▶ **Requirement**
Find the lines below that contain the word "this" and count them. Only the number should be given.
:::::
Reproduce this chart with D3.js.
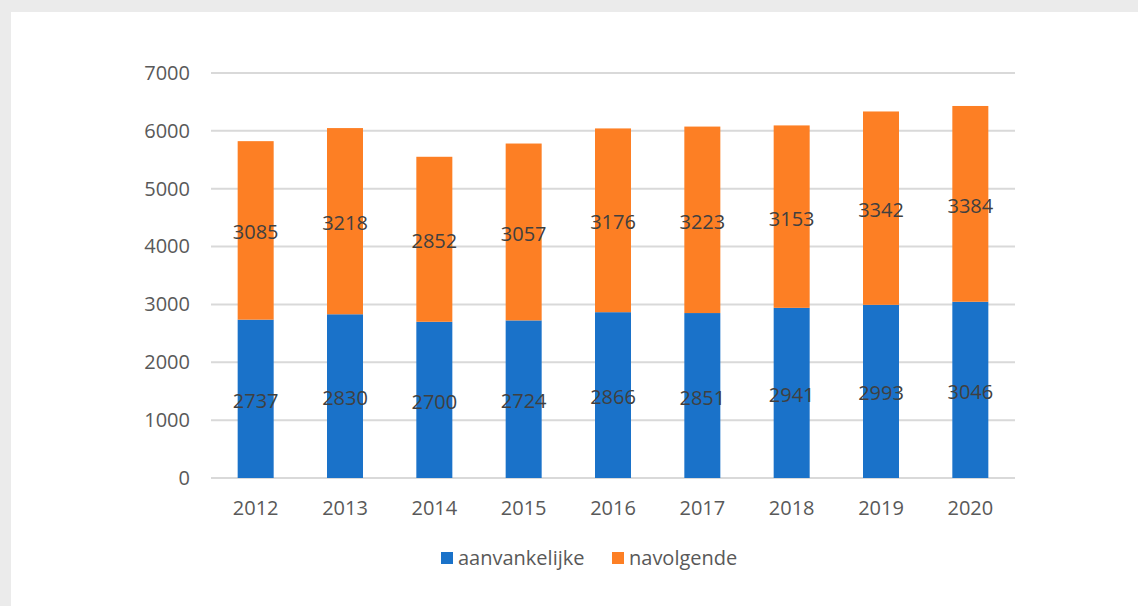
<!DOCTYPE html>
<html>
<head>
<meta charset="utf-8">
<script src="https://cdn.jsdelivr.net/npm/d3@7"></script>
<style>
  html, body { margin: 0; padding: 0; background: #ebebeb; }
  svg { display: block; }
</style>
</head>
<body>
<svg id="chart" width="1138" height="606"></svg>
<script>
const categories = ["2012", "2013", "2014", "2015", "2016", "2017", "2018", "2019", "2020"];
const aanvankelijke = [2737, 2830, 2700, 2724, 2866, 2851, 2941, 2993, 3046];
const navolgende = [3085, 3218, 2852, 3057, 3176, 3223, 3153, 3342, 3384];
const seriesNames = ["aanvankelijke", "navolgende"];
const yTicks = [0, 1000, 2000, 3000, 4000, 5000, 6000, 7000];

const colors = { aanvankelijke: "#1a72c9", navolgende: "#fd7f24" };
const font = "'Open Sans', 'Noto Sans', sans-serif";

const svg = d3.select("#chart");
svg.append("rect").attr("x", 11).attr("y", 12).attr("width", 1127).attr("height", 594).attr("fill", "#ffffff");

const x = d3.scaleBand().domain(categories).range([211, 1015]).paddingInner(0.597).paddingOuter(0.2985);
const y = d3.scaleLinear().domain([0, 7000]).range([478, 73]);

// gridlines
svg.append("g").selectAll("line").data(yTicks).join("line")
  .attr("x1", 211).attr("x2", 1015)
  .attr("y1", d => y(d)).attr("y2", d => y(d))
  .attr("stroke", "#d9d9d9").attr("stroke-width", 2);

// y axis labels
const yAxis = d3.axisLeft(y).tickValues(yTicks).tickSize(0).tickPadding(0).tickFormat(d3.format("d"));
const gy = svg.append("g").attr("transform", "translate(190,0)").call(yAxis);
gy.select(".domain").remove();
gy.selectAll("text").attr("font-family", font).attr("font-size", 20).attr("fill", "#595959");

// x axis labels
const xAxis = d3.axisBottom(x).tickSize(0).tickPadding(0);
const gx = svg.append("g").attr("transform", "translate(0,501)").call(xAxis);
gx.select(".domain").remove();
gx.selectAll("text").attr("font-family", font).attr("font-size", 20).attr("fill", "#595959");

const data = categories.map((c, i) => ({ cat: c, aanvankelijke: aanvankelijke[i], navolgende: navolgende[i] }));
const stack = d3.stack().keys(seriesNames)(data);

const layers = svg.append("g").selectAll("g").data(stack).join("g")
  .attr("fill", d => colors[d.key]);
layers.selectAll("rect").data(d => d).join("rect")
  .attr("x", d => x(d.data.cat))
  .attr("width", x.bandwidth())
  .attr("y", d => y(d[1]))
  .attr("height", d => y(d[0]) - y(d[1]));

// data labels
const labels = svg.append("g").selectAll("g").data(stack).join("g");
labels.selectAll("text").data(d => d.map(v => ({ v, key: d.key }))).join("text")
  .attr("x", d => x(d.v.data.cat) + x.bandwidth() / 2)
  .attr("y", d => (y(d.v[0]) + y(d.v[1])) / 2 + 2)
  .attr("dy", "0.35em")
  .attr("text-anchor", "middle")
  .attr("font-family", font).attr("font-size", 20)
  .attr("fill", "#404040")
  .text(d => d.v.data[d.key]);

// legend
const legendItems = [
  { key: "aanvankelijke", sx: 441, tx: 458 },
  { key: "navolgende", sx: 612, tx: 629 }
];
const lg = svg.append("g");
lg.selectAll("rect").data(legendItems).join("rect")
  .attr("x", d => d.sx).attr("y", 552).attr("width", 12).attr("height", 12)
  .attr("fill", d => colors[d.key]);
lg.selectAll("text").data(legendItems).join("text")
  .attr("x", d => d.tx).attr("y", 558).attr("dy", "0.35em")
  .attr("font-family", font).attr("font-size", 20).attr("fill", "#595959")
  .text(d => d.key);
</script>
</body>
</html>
:::::
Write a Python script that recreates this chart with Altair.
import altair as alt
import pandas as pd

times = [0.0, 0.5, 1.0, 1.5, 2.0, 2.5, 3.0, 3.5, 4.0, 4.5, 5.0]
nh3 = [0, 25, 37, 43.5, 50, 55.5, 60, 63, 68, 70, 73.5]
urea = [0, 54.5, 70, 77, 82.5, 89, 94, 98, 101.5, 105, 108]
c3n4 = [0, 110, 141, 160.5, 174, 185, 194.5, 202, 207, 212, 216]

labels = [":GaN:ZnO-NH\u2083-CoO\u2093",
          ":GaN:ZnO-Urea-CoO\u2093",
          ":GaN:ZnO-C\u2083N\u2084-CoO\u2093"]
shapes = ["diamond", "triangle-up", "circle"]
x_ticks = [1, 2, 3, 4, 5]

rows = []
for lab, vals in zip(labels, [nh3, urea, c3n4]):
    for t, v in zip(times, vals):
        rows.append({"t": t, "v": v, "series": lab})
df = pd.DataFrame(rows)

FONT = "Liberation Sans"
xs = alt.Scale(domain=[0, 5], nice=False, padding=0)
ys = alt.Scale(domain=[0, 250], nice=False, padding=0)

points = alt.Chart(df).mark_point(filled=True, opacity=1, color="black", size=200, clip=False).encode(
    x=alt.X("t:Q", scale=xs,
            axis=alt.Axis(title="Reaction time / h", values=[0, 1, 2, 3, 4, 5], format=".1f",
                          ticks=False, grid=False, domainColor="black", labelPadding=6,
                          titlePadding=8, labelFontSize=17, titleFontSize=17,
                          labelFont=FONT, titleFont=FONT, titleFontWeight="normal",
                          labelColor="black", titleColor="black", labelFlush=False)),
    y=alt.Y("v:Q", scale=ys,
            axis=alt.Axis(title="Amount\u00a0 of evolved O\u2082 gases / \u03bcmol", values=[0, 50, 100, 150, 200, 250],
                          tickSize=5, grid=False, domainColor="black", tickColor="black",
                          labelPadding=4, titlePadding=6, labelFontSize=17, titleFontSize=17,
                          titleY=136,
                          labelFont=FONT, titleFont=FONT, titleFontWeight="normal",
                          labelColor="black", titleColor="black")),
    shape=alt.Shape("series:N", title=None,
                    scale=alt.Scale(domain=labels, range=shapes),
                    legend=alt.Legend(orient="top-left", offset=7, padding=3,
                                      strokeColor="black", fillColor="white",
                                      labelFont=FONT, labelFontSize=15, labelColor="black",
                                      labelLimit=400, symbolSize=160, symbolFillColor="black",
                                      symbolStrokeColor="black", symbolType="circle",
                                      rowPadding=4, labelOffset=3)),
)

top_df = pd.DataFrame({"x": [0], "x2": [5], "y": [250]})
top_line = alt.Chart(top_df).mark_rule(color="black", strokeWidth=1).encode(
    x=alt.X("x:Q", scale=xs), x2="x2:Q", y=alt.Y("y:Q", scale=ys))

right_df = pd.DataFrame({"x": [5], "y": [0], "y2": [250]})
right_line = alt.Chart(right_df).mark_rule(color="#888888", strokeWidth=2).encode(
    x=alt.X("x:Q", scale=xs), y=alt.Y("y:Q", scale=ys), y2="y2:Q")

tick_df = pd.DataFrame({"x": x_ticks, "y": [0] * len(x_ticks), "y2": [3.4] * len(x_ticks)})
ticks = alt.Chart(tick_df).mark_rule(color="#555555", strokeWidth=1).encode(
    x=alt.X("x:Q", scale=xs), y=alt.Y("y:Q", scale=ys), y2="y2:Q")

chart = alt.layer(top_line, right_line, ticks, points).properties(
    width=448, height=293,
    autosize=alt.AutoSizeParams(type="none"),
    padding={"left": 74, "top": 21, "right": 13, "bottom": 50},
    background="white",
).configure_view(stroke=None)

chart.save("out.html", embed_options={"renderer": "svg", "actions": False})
:::::
▶ **Answer to the problem**
2